Appendix 2: derivatives of the density and probability mass functions
In the case of a canonical GLM parametrization, and considering the general situation of multivariate outcomes, for the measurement component we have
$$\begin{aligned}&\frac{\partial \log \phi _j^{(t)}(y|u,\varvec{w})}{\partial \varvec{\alpha }}=\frac{y-\mu ^{(t)}(u,\varvec{w})}{g(\tau )} \varvec{a}^{(t)}_{ju\varvec{w}},\\&\frac{\partial ^2\log \phi _j^{(t)}(y|u,\varvec{w})}{\partial \varvec{\alpha }\partial \varvec{\alpha }^{\prime }}= -V(Y^{(t)}|U^{(t)}=u, \varvec{W}^{(t)}=\varvec{w}) \varvec{a}^{(t)}_{ju\varvec{w}}(\varvec{a}^{(t)}_{ju\varvec{w}})^{\prime }, \end{aligned}$$
where \(\tau \) denotes the dispersion parameter and \(g(\tau )\) denotes the function involving this parameter in the typical expression for an exponential family distribution (McCullagh and Nelder 1989). In the case of categorical data where a multinomial logit parametrization is adopted, we have
$$\begin{aligned} \frac{\partial \log \phi _j^{(t)}(y|u,\varvec{w})}{\partial \varvec{\alpha }}= (\varvec{A}^{(t)}_{ju\varvec{w}})^{\prime }\varvec{G}_{1c_j}^{\prime }(\varvec{e}_j(y\!+\!1)-\varvec{\phi }_j^{(t)}(u,\varvec{w})), \end{aligned}$$
where \(\varvec{e}_c(y+1)\) is a vector of \(c\) zeros with element \(y+1\) equal to 1 (because the first category is labelled as 0) and
$$\begin{aligned} \frac{\partial ^2\log \phi _j^{(t)}(y|u,\varvec{w})}{\partial \varvec{\alpha }\partial \varvec{\alpha }^{\prime }}\!=\! (\varvec{A}^{(t)}_{ju\varvec{w}})^{\prime }\varvec{G}_{1c_j}^{\prime }\varvec{\Omega }\left( \varvec{\phi }_j^{(t)}(u,\varvec{w})\right) \varvec{G}_{1c_j}\varvec{A}^{(t)}_{ju\varvec{w}}, \end{aligned}$$
where, for a generic probability vector \(\varvec{f}\), we have \(\varvec{\Omega }(\varvec{f})=\mathrm{diag}(\varvec{f})-\varvec{f}\varvec{f}^{\prime }\).

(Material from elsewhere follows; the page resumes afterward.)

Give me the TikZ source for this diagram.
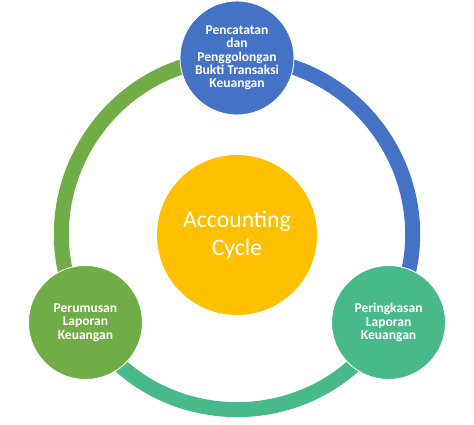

Regarding, the other derivatives, we have
$$\begin{aligned}&\frac{\partial \log \pi (u|\varvec{x})}{\partial \varvec{\beta }}=\varvec{B}^{\prime }_{\varvec{x}}\varvec{G}_{1k}^{\prime }(\varvec{e}_k(u)-\varvec{\pi }(\varvec{x})),\\&\frac{\partial ^2\log \pi (u|\varvec{x})}{\partial \varvec{\beta }\partial \varvec{\beta }^{\prime }}= -\varvec{B}^{\prime }_{\varvec{x}}\varvec{G}_{1k}^{\prime }\varvec{\Omega }(\varvec{\pi }(\varvec{x}))\varvec{G}_{1k}\varvec{B}_{\varvec{x}}, \end{aligned}$$
and, finally,
$$\begin{aligned}&\frac{\partial \log \pi ^{(t)}(u|{\bar{u}},\varvec{x})}{\partial \varvec{\gamma }}=\big (\varvec{C}^{(t)}_{{\bar{u}}\varvec{x}}\big )^{^{\prime }} \varvec{G}_{{\bar{u}}k}^{\prime }\left( \varvec{e}_k(u)-\varvec{\pi }^{(t)}({\bar{u}},\varvec{x})\right) ,\\&\frac{\partial ^2\log \pi ^{(t)}(u|{\bar{u}},\varvec{x})}{\partial \varvec{\gamma }\partial \varvec{\gamma }^{\prime }}= -\big (\varvec{C}^{(t)}_{{\bar{u}}\varvec{x}}\big )^{^{\prime }} \varvec{G}_{{\bar{u}}k}^{\prime }\varvec{\Omega }\left( \varvec{\pi }^{(t)}({\bar{u}},\varvec{x})\right) \varvec{G}_{{\bar{u}}k}\varvec{C}^{(t)}_{{\bar{u}}\varvec{x}}, \end{aligned}$$
where \(\varvec{\pi }(\varvec{x})\) is the column vector of the initial probabilities \(\pi (u|\varvec{x})\) and \(\varvec{\pi }^{(t)}(\bar{u},\varvec{x})\) is that of the transition probabilities \(\pi ^{(t)}(u|\bar{u},\varvec{x})\), with \(u=1,\ldots ,k\).